## AIM:
Output the lines from the top of the entries below to the line with "from matplotlib.patches import", both included, exactly and without pictures.

☆ ☆ ☆ ☆

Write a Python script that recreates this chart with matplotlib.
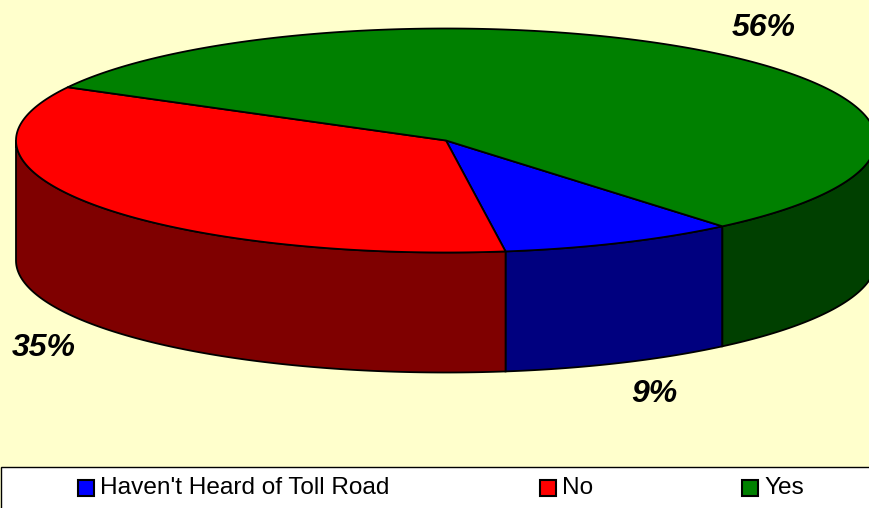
import numpy as np
import matplotlib
matplotlib.use("Agg")
import matplotlib.pyplot as plt
from matplotlib.patches import Polygon, Rectangle

categories = ["Haven't Heard of Toll Road", "No", "Yes"]
values = [8.9, 35.1, 56]
top_colors = ["#0000ff", "#ff0000", "#008000"]
side_colors = ["#00007f", "#7f0000", "#004000"]
pct_labels = ["9%", "35%", "56%"]

BG = "#ffffcc"
cx, cy, rx, ry, depth = 446, 140.5, 430, 112, 120
start_deg = -50

plt.rcParams['font.family'] = ['Liberation Sans', 'DejaVu Sans']
fig = plt.figure(figsize=(8.70, 5.08), dpi=100, facecolor=BG)
ax = fig.add_axes([0, 0, 1, 1])
ax.set_xlim(0, 870)
ax.set_ylim(508, 0)
ax.axis("off")


def pt(t):
    t = np.radians(t)
    return cx + rx * np.cos(t), cy - ry * np.sin(t)


ang = start_deg
spans = []
for v in values:
    a2 = ang - v * 3.6
    spans.append((ang, a2))
    ang = a2

# side walls: only the visible, lower half of the rim
for (a1, a2), col in zip(spans, side_colors):
    lo, hi = a2, a1
    for shift in (0, 360, -360):
        l, h = max(lo + shift, -180), min(hi + shift, 0)
        if h > l:
            t = np.linspace(l, h, 120)
            x, y = pt(t)
            xy = np.r_[np.c_[x, y], np.c_[x[::-1], y[::-1] + depth]]
            ax.add_patch(Polygon(xy, closed=True, fc=col, ec="black", lw=1.3, zorder=2))

# top faces
for (a1, a2), col in zip(spans, top_colors):
    t = np.linspace(a1, a2, 240)
    x, y = pt(t)
    xy = np.r_[[[cx, cy]], np.c_[x, y]]
    ax.add_patch(Polygon(xy, closed=True, fc=col, ec="black", lw=1.3, zorder=3, joinstyle="round"))

# percentage labels
label_pos = [(654.5, 394.5), (43.5, 348.5), (764, 28.5)]
for s, (x, y) in zip(pct_labels, label_pos):
    ax.text(x, y, s, fontsize=23, fontweight="bold", style="italic", color="black",
            ha="center", va="center", zorder=5)

# legend box (right edge runs off the canvas, as in the reference)
ax.add_patch(Rectangle((0.5, 467), 875, 45, fc="white", ec="black", lw=1.0, zorder=4))
legend_x = [78, 540, 742]
for xp, name, col in zip(legend_x, categories, top_colors):
    ax.add_patch(Rectangle((xp, 480), 16.5, 15.5, fc=col, ec="black", lw=1.5, zorder=5))
    ax.text(xp + 22.5, 488.5, name, fontsize=17.6, color="black", ha="left", va="center", zorder=5)

fig.savefig("out.png", dpi=100, facecolor=BG)
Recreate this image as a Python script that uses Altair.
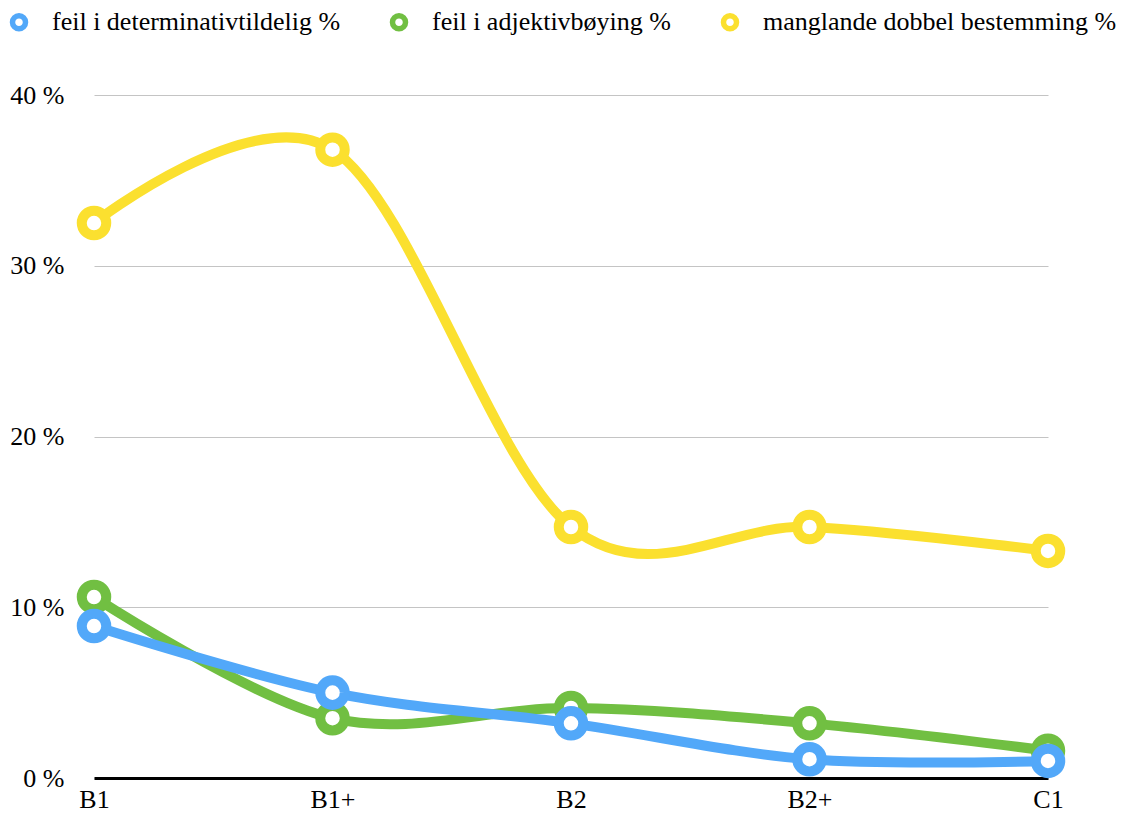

☆ ☆ ☆ ☆

## RESULT:
Write a Python script that recreates this chart with matplotlib.
import numpy as np
import matplotlib
matplotlib.use("Agg")
import matplotlib.pyplot as plt
from matplotlib.patches import Polygon, Rectangle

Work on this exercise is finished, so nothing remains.